# [Set problem]
Reproduce every line of the material below, but drop the pictures.

# [Material]
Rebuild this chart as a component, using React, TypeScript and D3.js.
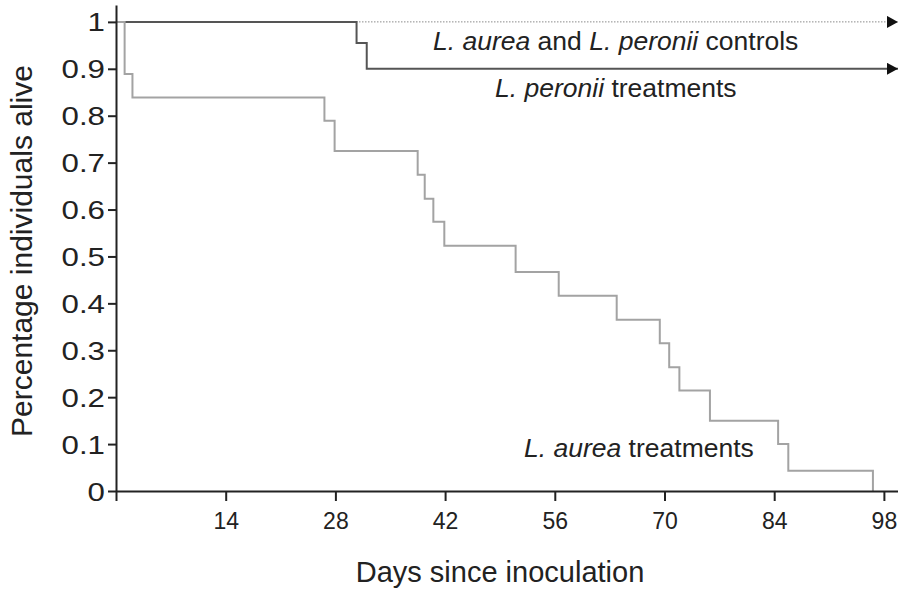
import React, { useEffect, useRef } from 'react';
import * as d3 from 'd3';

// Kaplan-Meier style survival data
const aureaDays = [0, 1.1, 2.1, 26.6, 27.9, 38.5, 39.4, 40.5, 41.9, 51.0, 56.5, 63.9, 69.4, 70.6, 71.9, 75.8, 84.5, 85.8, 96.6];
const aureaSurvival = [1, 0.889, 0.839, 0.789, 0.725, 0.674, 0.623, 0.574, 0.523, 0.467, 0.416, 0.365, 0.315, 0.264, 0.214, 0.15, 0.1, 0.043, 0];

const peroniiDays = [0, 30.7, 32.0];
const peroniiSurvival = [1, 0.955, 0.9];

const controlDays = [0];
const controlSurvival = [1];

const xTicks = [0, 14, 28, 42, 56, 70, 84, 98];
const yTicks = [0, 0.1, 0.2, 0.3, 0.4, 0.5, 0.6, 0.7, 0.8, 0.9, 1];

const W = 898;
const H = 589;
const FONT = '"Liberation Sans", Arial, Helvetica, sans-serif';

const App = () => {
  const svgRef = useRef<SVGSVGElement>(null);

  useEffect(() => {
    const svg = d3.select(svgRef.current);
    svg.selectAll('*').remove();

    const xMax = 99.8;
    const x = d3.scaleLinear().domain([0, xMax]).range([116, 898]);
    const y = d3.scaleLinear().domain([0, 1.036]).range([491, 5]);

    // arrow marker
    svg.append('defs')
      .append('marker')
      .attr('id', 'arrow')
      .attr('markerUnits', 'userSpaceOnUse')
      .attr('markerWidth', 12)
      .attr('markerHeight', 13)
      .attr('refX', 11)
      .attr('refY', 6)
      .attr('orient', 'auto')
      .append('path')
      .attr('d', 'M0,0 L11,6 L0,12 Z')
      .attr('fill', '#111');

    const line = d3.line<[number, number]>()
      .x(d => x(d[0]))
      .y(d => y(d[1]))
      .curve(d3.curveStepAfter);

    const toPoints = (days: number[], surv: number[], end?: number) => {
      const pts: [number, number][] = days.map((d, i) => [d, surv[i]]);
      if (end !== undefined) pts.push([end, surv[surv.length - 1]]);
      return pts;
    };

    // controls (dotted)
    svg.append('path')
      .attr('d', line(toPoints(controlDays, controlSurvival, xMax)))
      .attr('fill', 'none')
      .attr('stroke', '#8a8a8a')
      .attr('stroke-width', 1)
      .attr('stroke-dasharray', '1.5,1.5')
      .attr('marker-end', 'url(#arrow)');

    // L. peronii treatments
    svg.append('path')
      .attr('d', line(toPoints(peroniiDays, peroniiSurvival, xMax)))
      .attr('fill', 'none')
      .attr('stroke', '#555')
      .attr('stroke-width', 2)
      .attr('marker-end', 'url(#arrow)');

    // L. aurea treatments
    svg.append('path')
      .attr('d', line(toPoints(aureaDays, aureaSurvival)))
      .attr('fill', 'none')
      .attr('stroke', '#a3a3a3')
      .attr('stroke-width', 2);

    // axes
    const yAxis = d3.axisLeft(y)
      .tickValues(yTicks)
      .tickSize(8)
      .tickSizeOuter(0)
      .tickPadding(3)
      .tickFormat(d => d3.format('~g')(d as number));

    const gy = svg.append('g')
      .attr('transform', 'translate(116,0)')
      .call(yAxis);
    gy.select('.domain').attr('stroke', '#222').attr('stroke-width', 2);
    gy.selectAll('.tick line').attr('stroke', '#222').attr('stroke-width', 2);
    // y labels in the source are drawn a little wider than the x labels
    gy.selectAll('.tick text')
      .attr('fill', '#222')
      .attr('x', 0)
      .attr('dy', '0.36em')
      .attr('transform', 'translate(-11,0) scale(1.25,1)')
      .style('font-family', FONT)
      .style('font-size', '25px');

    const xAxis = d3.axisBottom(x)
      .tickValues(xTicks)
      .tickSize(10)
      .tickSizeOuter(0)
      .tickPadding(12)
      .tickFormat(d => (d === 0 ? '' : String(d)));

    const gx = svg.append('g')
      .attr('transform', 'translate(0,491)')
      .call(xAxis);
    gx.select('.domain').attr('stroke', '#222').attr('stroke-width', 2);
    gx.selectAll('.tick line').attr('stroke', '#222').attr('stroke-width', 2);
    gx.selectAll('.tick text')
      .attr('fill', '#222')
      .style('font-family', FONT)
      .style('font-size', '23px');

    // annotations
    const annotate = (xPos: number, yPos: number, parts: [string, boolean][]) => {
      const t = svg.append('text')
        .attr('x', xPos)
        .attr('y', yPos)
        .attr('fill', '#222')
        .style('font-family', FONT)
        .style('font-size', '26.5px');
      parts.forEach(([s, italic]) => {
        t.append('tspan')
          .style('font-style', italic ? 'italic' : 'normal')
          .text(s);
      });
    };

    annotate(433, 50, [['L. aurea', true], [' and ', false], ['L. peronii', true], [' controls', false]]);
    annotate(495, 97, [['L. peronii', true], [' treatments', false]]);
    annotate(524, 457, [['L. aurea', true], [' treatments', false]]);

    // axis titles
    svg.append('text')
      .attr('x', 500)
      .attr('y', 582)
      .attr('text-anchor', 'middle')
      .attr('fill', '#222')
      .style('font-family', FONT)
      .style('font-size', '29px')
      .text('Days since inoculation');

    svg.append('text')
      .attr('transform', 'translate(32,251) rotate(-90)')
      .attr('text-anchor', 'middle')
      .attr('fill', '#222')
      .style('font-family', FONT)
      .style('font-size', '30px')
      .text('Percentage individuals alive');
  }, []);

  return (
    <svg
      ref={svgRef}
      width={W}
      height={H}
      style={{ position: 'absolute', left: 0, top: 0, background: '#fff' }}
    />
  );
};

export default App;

# [Reply]
Rebuild this chart as a component, using React, TypeScript and D3.js.
import React, { useEffect, useRef } from 'react';
import * as d3 from 'd3';

// Kaplan-Meier style survival data
const aureaDays = [0, 1.1, 2.1, 26.6, 27.9, 38.5, 39.4, 40.5, 41.9, 51.0, 56.5, 63.9, 69.4, 70.6, 71.9, 75.8, 84.5, 85.8, 96.6];
const aureaSurvival = [1, 0.889, 0.839, 0.789, 0.725, 0.674, 0.623, 0.574, 0.523, 0.467, 0.416, 0.365, 0.315, 0.264, 0.214, 0.15, 0.1, 0.043, 0];

const peroniiDays = [0, 30.7, 32.0];
const peroniiSurvival = [1, 0.955, 0.9];

const controlDays = [0];
const controlSurvival = [1];

const xTicks = [0, 14, 28, 42, 56, 70, 84, 98];
const yTicks = [0, 0.1, 0.2, 0.3, 0.4, 0.5, 0.6, 0.7, 0.8, 0.9, 1];

const W = 898;
const H = 589;
const FONT = '"Liberation Sans", Arial, Helvetica, sans-serif';

const App = () => {
  const svgRef = useRef<SVGSVGElement>(null);

  useEffect(() => {
    const svg = d3.select(svgRef.current);
    svg.selectAll('*').remove();

    const xMax = 99.8;
    const x = d3.scaleLinear().domain([0, xMax]).range([116, 898]);
    const y = d3.scaleLinear().domain([0, 1.036]).range([491, 5]);

    // arrow marker
    svg.append('defs')
      .append('marker')
      .attr('id', 'arrow')
      .attr('markerUnits', 'userSpaceOnUse')
      .attr('markerWidth', 12)
      .attr('markerHeight', 13)
      .attr('refX', 11)
      .attr('refY', 6)
      .attr('orient', 'auto')
      .append('path')
      .attr('d', 'M0,0 L11,6 L0,12 Z')
      .attr('fill', '#111');

    const line = d3.line<[number, number]>()
      .x(d => x(d[0]))
      .y(d => y(d[1]))
      .curve(d3.curveStepAfter);

    const toPoints = (days: number[], surv: number[], end?: number) => {
      const pts: [number, number][] = days.map((d, i) => [d, surv[i]]);
      if (end !== undefined) pts.push([end, surv[surv.length - 1]]);
      return pts;
    };

    // controls (dotted)
    svg.append('path')
      .attr('d', line(toPoints(controlDays, controlSurvival, xMax)))
      .attr('fill', 'none')
      .attr('stroke', '#8a8a8a')
      .attr('stroke-width', 1)
      .attr('stroke-dasharray', '1.5,1.5')
      .attr('marker-end', 'url(#arrow)');

    // L. peronii treatments
    svg.append('path')
      .attr('d', line(toPoints(peroniiDays, peroniiSurvival, xMax)))
      .attr('fill', 'none')
      .attr('stroke', '#555')
      .attr('stroke-width', 2)
      .attr('marker-end', 'url(#arrow)');

    // L. aurea treatments
    svg.append('path')
      .attr('d', line(toPoints(aureaDays, aureaSurvival)))
      .attr('fill', 'none')
      .attr('stroke', '#a3a3a3')
      .attr('stroke-width', 2);

    // axes
    const yAxis = d3.axisLeft(y)
      .tickValues(yTicks)
      .tickSize(8)
      .tickSizeOuter(0)
      .tickPadding(3)
      .tickFormat(d => d3.format('~g')(d as number));

    const gy = svg.append('g')
      .attr('transform', 'translate(116,0)')
      .call(yAxis);
    gy.select('.domain').attr('stroke', '#222').attr('stroke-width', 2);
    gy.selectAll('.tick line').attr('stroke', '#222').attr('stroke-width', 2);
    // y labels in the source are drawn a little wider than the x labels
    gy.selectAll('.tick text')
      .attr('fill', '#222')
      .attr('x', 0)
      .attr('dy', '0.36em')
      .attr('transform', 'translate(-11,0) scale(1.25,1)')
      .style('font-family', FONT)
      .style('font-size', '25px');

    const xAxis = d3.axisBottom(x)
      .tickValues(xTicks)
      .tickSize(10)
      .tickSizeOuter(0)
      .tickPadding(12)
      .tickFormat(d => (d === 0 ? '' : String(d)));

    const gx = svg.append('g')
      .attr('transform', 'translate(0,491)')
      .call(xAxis);
    gx.select('.domain').attr('stroke', '#222').attr('stroke-width', 2);
    gx.selectAll('.tick line').attr('stroke', '#222').attr('stroke-width', 2);
    gx.selectAll('.tick text')
      .attr('fill', '#222')
      .style('font-family', FONT)
      .style('font-size', '23px');

    // annotations
    const annotate = (xPos: number, yPos: number, parts: [string, boolean][]) => {
      const t = svg.append('text')
        .attr('x', xPos)
        .attr('y', yPos)
        .attr('fill', '#222')
        .style('font-family', FONT)
        .style('font-size', '26.5px');
      parts.forEach(([s, italic]) => {
        t.append('tspan')
          .style('font-style', italic ? 'italic' : 'normal')
          .text(s);
      });
    };

    annotate(433, 50, [['L. aurea', true], [' and ', false], ['L. peronii', true], [' controls', false]]);
    annotate(495, 97, [['L. peronii', true], [' treatments', false]]);
    annotate(524, 457, [['L. aurea', true], [' treatments', false]]);

    // axis titles
    svg.append('text')
      .attr('x', 500)
      .attr('y', 582)
      .attr('text-anchor', 'middle')
      .attr('fill', '#222')
      .style('font-family', FONT)
      .style('font-size', '29px')
      .text('Days since inoculation');

    svg.append('text')
      .attr('transform', 'translate(32,251) rotate(-90)')
      .attr('text-anchor', 'middle')
      .attr('fill', '#222')
      .style('font-family', FONT)
      .style('font-size', '30px')
      .text('Percentage individuals alive');
  }, []);

  return (
    <svg
      ref={svgRef}
      width={W}
      height={H}
      style={{ position: 'absolute', left: 0, top: 0, background: '#fff' }}
    />
  );
};

export default App;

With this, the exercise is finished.